__STORED DATA__.

--

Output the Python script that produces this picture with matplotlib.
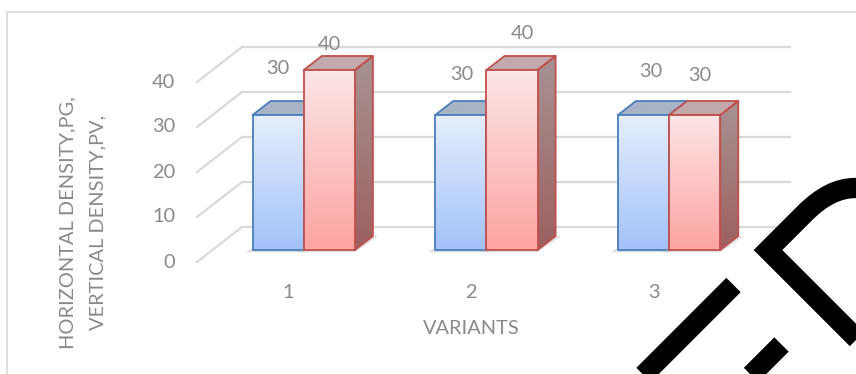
import numpy as np
import matplotlib.pyplot as plt
from matplotlib.patches import Polygon, Rectangle, PathPatch
from matplotlib.path import Path
from matplotlib.colors import LinearSegmentedColormap

# data
categories = ['1', '2', '3']
horizontal_density = [30, 30, 30]   # blue series
vertical_density = [40, 40, 30]     # red series
yticks = [0, 10, 20, 30, 40]
ylabel_lines = ['HORIZONTAL DENSITY,PG,', 'VERTICAL DENSITY,PV,']
xlabel = 'VARIANTS'

# label nudges (pixels) for the value labels, as Excel placed them
blue_lbl_off = [(0, 46), (1, 40), (7, 43)]
red_lbl_off = [(0, 25), (10, 36), (5, 39)]

W, H = 856, 374
plt.rcParams['font.family'] = ['Lato', 'DejaVu Sans']
GRAY = '#8a8a8a'
FS = 14.4

fig = plt.figure(figsize=(W / 100, H / 100), dpi=100)
ax = fig.add_axes([0, 0, 1, 1])
ax.set_axis_off()

# oblique "3d" geometry in data units
PX_X = 182.67          # pixels per category
PX_Y = 4.5             # pixels per value unit
X0_PX, Y0_PX = 197, 262
DX, DY = 45 / PX_X, 35 / PX_Y   # full depth of the floor
D1, D2 = 0.343, 0.743           # bar front / back depth
BW = 0.28

ax.set_xlim(0.5 - X0_PX / PX_X, 0.5 + (W - X0_PX) / PX_X)
ax.set_ylim(-(H - Y0_PX) / PX_Y, Y0_PX / PX_Y)

# chart frame
fig.patches.append(Rectangle((7 / W, -0.1), 1.2, 1 - 12 / H + 0.1,
                             transform=fig.transFigure, fill=False,
                             ec='#d9d9d9', lw=1.2))

# walls gridlines
nc = len(categories)
for v in yticks:
    ax.plot([0.5 + DX, nc + 0.5 + DX], [v + DY, v + DY], color='#d9d9d9', lw=1.6, zorder=1)
    ax.plot([0.5, 0.5 + DX], [v, v + DY], color='#d9d9d9', lw=1.6, zorder=1)
    ax.text(0.5 - 22 / PX_X, v, str(v), ha='right', va='center', color=GRAY, fontsize=FS)


def grad_face(verts, top, bottom, ec, z):
    cmap = LinearSegmentedColormap.from_list('g', [bottom, top])
    verts = np.array(verts)
    poly = Polygon(verts, closed=True, fc='none', ec=ec, lw=1.3, zorder=z + 0.1,
                   joinstyle='round')
    ax.add_patch(poly)
    xs, ys = verts[:, 0], verts[:, 1]
    g = np.linspace(0, 1, 64).reshape(-1, 1)
    im = ax.imshow(g, extent=(xs.min(), xs.max(), ys.min(), ys.max()), origin='lower',
                   aspect='auto', cmap=cmap, zorder=z, interpolation='bilinear')
    im.set_clip_path(Polygon(verts, closed=True, transform=ax.transData))


def bar3d(x0, x1, v, front, side, topc, ec, z):
    y0 = D1 * DY
    sx = D1 * DX
    a, b = x0 + sx, x1 + sx
    ddx, ddy = (D2 - D1) * DX, (D2 - D1) * DY
    # soft floor shadow
    ax.add_patch(Polygon([(a - 0.04, y0 - 0.5), (b, y0 - 0.5), (b + ddx + 0.03, y0 + ddy),
                          (a + ddx, y0 + ddy)], closed=True, fc='#a6a6a6', ec='none',
                         alpha=0.35, zorder=z - 0.5))
    grad_face([(b, y0), (b + ddx, y0 + ddy), (b + ddx, y0 + v + ddy), (b, y0 + v)],
              side[0], side[1], ec, z)
    grad_face([(a, y0 + v), (b, y0 + v), (b + ddx, y0 + v + ddy), (a + ddx, y0 + v + ddy)],
              topc, topc, ec, z)
    grad_face([(a, y0), (b, y0), (b, y0 + v), (a, y0 + v)], front[0], front[1], ec, z + 0.2)
    return (a + b) / 2, y0 + v


for i, c in enumerate(range(1, nc + 1)):
    bx, by = bar3d(c - BW, c, horizontal_density[i], ('#e4eefd', '#a3c2f9'),
                   ('#8ea6c8', '#6f8fbf'), '#a8b3c6', '#4a7ebb', 3)
    rx, ry = bar3d(c, c + BW, vertical_density[i], ('#fde5e6', '#fca4a1'),
                   ('#a89292', '#9d6060'), '#c2aaab', '#c0504d', 4)
    ax.annotate(str(horizontal_density[i]), (bx, by), xytext=blue_lbl_off[i],
                textcoords='offset pixels', ha='center', va='center', color=GRAY, fontsize=FS)
    ax.annotate(str(vertical_density[i]), (rx, ry), xytext=red_lbl_off[i],
                textcoords='offset pixels', ha='center', va='center', color=GRAY, fontsize=FS)
    ax.text(c, -30 / PX_Y, categories[i], ha='center', va='center', color=GRAY, fontsize=FS)

ax.text((nc + 1) / 2, -67 / PX_Y, xlabel, ha='center', va='center', color=GRAY, fontsize=FS)
# two-line rotated axis title, one text per line
for k, line in enumerate(ylabel_lines):
    ax.text(0.5 - (X0_PX - 68 - 30 * k) / PX_X, 39 / PX_Y, line, ha='center', va='center',
            rotation=90, color=GRAY, fontsize=FS)


# watermark strokes over the lower right corner (image pixel coords)
def fpt(x, y):
    return (x / W, 1 - y / H)


def stroke(pts, codes=None):
    p = Path([fpt(*q) for q in pts], codes)
    fig.patches.append(PathPatch(p, transform=fig.transFigure, fill=False, ec='black',
                                 lw=14.6, capstyle='butt', joinstyle='miter', zorder=10))


stroke([(900, 382), (768, 250), (805, 213), (830, 188), (855, 188), (900, 188)],
       [Path.MOVETO, Path.LINETO, Path.LINETO, Path.CURVE3, Path.CURVE3, Path.LINETO])
stroke([(733.5, 285), (635, 383.5)])
stroke([(781.5, 344.5), (745, 381)])

fig.savefig('out.png', dpi=100, facecolor='white')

--

__THE EXERCISE__. Leave out the pictures and restate, word for word, the lines from the top of the data through the line containing "ax.set_axis_off()", both included.

__SOLUTION TO THIS EXERCISE__.
Output the Python script that produces this picture with matplotlib.
import numpy as np
import matplotlib.pyplot as plt
from matplotlib.patches import Polygon, Rectangle, PathPatch
from matplotlib.path import Path
from matplotlib.colors import LinearSegmentedColormap

# data
categories = ['1', '2', '3']
horizontal_density = [30, 30, 30]   # blue series
vertical_density = [40, 40, 30]     # red series
yticks = [0, 10, 20, 30, 40]
ylabel_lines = ['HORIZONTAL DENSITY,PG,', 'VERTICAL DENSITY,PV,']
xlabel = 'VARIANTS'

# label nudges (pixels) for the value labels, as Excel placed them
blue_lbl_off = [(0, 46), (1, 40), (7, 43)]
red_lbl_off = [(0, 25), (10, 36), (5, 39)]

W, H = 856, 374
plt.rcParams['font.family'] = ['Lato', 'DejaVu Sans']
GRAY = '#8a8a8a'
FS = 14.4

fig = plt.figure(figsize=(W / 100, H / 100), dpi=100)
ax = fig.add_axes([0, 0, 1, 1])
ax.set_axis_off()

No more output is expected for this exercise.